WRITTEN INSTRUCTION — Transcribe the material in full, exactly as written.

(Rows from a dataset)
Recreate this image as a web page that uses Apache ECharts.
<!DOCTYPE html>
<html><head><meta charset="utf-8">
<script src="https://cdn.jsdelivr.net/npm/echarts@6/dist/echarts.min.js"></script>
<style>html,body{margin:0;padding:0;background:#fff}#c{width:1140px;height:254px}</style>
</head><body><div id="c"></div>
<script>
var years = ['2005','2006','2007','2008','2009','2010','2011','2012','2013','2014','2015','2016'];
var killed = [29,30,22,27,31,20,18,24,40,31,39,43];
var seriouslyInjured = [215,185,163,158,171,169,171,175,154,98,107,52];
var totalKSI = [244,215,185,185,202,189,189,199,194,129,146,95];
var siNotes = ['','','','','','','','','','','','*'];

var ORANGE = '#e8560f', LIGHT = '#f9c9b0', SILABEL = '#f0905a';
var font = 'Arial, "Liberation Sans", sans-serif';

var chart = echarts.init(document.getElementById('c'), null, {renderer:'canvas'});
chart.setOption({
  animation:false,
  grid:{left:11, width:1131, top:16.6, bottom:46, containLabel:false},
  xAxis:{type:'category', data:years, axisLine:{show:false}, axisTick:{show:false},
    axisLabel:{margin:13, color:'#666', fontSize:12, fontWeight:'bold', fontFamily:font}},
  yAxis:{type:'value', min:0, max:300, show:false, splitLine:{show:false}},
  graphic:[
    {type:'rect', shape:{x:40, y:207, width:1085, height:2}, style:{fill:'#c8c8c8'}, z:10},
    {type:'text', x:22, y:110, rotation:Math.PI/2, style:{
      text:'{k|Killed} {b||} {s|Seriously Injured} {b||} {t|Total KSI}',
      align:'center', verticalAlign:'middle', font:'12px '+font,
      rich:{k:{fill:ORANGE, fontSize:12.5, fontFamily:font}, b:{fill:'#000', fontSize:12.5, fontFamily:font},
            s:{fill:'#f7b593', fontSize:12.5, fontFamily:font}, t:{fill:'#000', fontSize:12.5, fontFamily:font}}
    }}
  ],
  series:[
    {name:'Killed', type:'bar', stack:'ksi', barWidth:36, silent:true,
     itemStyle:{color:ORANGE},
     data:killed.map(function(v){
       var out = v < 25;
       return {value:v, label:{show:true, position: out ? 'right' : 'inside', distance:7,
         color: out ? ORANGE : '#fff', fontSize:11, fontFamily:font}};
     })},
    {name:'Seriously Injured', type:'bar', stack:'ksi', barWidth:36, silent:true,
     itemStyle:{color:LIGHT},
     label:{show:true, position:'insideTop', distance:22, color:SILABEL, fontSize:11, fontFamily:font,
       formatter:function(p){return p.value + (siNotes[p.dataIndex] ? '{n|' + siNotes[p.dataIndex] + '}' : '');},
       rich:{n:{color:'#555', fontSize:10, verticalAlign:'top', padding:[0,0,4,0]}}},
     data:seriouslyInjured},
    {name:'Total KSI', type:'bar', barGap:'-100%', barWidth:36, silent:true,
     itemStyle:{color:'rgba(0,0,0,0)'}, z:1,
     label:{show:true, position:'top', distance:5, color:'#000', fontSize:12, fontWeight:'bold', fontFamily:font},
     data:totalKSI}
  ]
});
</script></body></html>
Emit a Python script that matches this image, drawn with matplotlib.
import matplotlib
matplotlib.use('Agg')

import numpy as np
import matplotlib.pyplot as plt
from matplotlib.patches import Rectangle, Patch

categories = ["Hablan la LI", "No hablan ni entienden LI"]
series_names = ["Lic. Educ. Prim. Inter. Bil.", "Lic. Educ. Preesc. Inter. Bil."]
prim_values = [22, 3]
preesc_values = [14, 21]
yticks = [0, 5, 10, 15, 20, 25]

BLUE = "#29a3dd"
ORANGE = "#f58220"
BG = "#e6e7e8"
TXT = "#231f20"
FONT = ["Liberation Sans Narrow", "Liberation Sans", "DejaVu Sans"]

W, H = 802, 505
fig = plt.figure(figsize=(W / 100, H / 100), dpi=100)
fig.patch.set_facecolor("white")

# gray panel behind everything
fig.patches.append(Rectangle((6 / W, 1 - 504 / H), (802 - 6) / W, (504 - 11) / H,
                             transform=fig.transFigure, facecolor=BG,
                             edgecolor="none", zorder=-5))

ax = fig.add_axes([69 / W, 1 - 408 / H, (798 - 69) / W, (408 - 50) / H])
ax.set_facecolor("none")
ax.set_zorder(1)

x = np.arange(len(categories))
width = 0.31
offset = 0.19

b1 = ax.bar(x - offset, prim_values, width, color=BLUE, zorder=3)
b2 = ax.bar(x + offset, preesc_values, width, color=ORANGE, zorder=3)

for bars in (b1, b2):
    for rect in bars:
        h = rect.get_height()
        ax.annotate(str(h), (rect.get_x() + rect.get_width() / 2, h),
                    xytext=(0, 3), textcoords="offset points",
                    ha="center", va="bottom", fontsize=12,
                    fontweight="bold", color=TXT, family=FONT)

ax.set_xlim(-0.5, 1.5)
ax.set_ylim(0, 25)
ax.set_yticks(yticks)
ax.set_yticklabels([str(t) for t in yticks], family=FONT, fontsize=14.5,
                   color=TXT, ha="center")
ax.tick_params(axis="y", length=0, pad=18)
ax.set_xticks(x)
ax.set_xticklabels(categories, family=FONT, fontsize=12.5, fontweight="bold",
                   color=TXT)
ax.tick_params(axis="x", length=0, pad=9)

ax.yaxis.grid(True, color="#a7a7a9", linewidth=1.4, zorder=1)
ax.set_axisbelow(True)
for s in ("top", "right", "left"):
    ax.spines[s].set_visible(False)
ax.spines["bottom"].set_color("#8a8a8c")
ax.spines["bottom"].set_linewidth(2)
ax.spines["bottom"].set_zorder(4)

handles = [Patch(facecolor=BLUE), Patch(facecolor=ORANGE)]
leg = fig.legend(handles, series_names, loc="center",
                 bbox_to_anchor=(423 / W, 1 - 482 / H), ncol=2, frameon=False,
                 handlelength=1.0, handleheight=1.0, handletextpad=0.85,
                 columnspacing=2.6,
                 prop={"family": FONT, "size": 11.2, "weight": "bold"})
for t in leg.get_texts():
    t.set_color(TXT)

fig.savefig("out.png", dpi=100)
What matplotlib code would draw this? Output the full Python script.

OUTPUT —
Recreate this image as a web page that uses Apache ECharts.
<!DOCTYPE html>
<html><head><meta charset="utf-8">
<script src="https://cdn.jsdelivr.net/npm/echarts@6/dist/echarts.min.js"></script>
<style>html,body{margin:0;padding:0;background:#fff}#c{width:1140px;height:254px}</style>
</head><body><div id="c"></div>
<script>
var years = ['2005','2006','2007','2008','2009','2010','2011','2012','2013','2014','2015','2016'];
var killed = [29,30,22,27,31,20,18,24,40,31,39,43];
var seriouslyInjured = [215,185,163,158,171,169,171,175,154,98,107,52];
var totalKSI = [244,215,185,185,202,189,189,199,194,129,146,95];
var siNotes = ['','','','','','','','','','','','*'];

var ORANGE = '#e8560f', LIGHT = '#f9c9b0', SILABEL = '#f0905a';
var font = 'Arial, "Liberation Sans", sans-serif';

var chart = echarts.init(document.getElementById('c'), null, {renderer:'canvas'});
chart.setOption({
  animation:false,
  grid:{left:11, width:1131, top:16.6, bottom:46, containLabel:false},
  xAxis:{type:'category', data:years, axisLine:{show:false}, axisTick:{show:false},
    axisLabel:{margin:13, color:'#666', fontSize:12, fontWeight:'bold', fontFamily:font}},
  yAxis:{type:'value', min:0, max:300, show:false, splitLine:{show:false}},
  graphic:[
    {type:'rect', shape:{x:40, y:207, width:1085, height:2}, style:{fill:'#c8c8c8'}, z:10},
    {type:'text', x:22, y:110, rotation:Math.PI/2, style:{
      text:'{k|Killed} {b||} {s|Seriously Injured} {b||} {t|Total KSI}',
      align:'center', verticalAlign:'middle', font:'12px '+font,
      rich:{k:{fill:ORANGE, fontSize:12.5, fontFamily:font}, b:{fill:'#000', fontSize:12.5, fontFamily:font},
            s:{fill:'#f7b593', fontSize:12.5, fontFamily:font}, t:{fill:'#000', fontSize:12.5, fontFamily:font}}
    }}
  ],
  series:[
    {name:'Killed', type:'bar', stack:'ksi', barWidth:36, silent:true,
     itemStyle:{color:ORANGE},
     data:killed.map(function(v){
       var out = v < 25;
       return {value:v, label:{show:true, position: out ? 'right' : 'inside', distance:7,
         color: out ? ORANGE : '#fff', fontSize:11, fontFamily:font}};
     })},
    {name:'Seriously Injured', type:'bar', stack:'ksi', barWidth:36, silent:true,
     itemStyle:{color:LIGHT},
     label:{show:true, position:'insideTop', distance:22, color:SILABEL, fontSize:11, fontFamily:font,
       formatter:function(p){return p.value + (siNotes[p.dataIndex] ? '{n|' + siNotes[p.dataIndex] + '}' : '');},
       rich:{n:{color:'#555', fontSize:10, verticalAlign:'top', padding:[0,0,4,0]}}},
     data:seriouslyInjured},
    {name:'Total KSI', type:'bar', barGap:'-100%', barWidth:36, silent:true,
     itemStyle:{color:'rgba(0,0,0,0)'}, z:1,
     label:{show:true, position:'top', distance:5, color:'#000', fontSize:12, fontWeight:'bold', fontFamily:font},
     data:totalKSI}
  ]
});
</script></body></html>
Emit a Python script that matches this image, drawn with matplotlib.
import matplotlib
matplotlib.use('Agg')

import numpy as np
import matplotlib.pyplot as plt
from matplotlib.patches import Rectangle, Patch

categories = ["Hablan la LI", "No hablan ni entienden LI"]
series_names = ["Lic. Educ. Prim. Inter. Bil.", "Lic. Educ. Preesc. Inter. Bil."]
prim_values = [22, 3]
preesc_values = [14, 21]
yticks = [0, 5, 10, 15, 20, 25]

BLUE = "#29a3dd"
ORANGE = "#f58220"
BG = "#e6e7e8"
TXT = "#231f20"
FONT = ["Liberation Sans Narrow", "Liberation Sans", "DejaVu Sans"]

W, H = 802, 505
fig = plt.figure(figsize=(W / 100, H / 100), dpi=100)
fig.patch.set_facecolor("white")

# gray panel behind everything
fig.patches.append(Rectangle((6 / W, 1 - 504 / H), (802 - 6) / W, (504 - 11) / H,
                             transform=fig.transFigure, facecolor=BG,
                             edgecolor="none", zorder=-5))

ax = fig.add_axes([69 / W, 1 - 408 / H, (798 - 69) / W, (408 - 50) / H])
ax.set_facecolor("none")
ax.set_zorder(1)

x = np.arange(len(categories))
width = 0.31
offset = 0.19

b1 = ax.bar(x - offset, prim_values, width, color=BLUE, zorder=3)
b2 = ax.bar(x + offset, preesc_values, width, color=ORANGE, zorder=3)

for bars in (b1, b2):
    for rect in bars:
        h = rect.get_height()
        ax.annotate(str(h), (rect.get_x() + rect.get_width() / 2, h),
                    xytext=(0, 3), textcoords="offset points",
                    ha="center", va="bottom", fontsize=12,
                    fontweight="bold", color=TXT, family=FONT)

ax.set_xlim(-0.5, 1.5)
ax.set_ylim(0, 25)
ax.set_yticks(yticks)
ax.set_yticklabels([str(t) for t in yticks], family=FONT, fontsize=14.5,
                   color=TXT, ha="center")
ax.tick_params(axis="y", length=0, pad=18)
ax.set_xticks(x)
ax.set_xticklabels(categories, family=FONT, fontsize=12.5, fontweight="bold",
                   color=TXT)
ax.tick_params(axis="x", length=0, pad=9)

ax.yaxis.grid(True, color="#a7a7a9", linewidth=1.4, zorder=1)
ax.set_axisbelow(True)
for s in ("top", "right", "left"):
    ax.spines[s].set_visible(False)
ax.spines["bottom"].set_color("#8a8a8c")
ax.spines["bottom"].set_linewidth(2)
ax.spines["bottom"].set_zorder(4)

handles = [Patch(facecolor=BLUE), Patch(facecolor=ORANGE)]
leg = fig.legend(handles, series_names, loc="center",
                 bbox_to_anchor=(423 / W, 1 - 482 / H), ncol=2, frameon=False,
                 handlelength=1.0, handleheight=1.0, handletextpad=0.85,
                 columnspacing=2.6,
                 prop={"family": FONT, "size": 11.2, "weight": "bold"})
for t in leg.get_texts():
    t.set_color(TXT)

fig.savefig("out.png", dpi=100)
What matplotlib code would draw this? Output the full Python script.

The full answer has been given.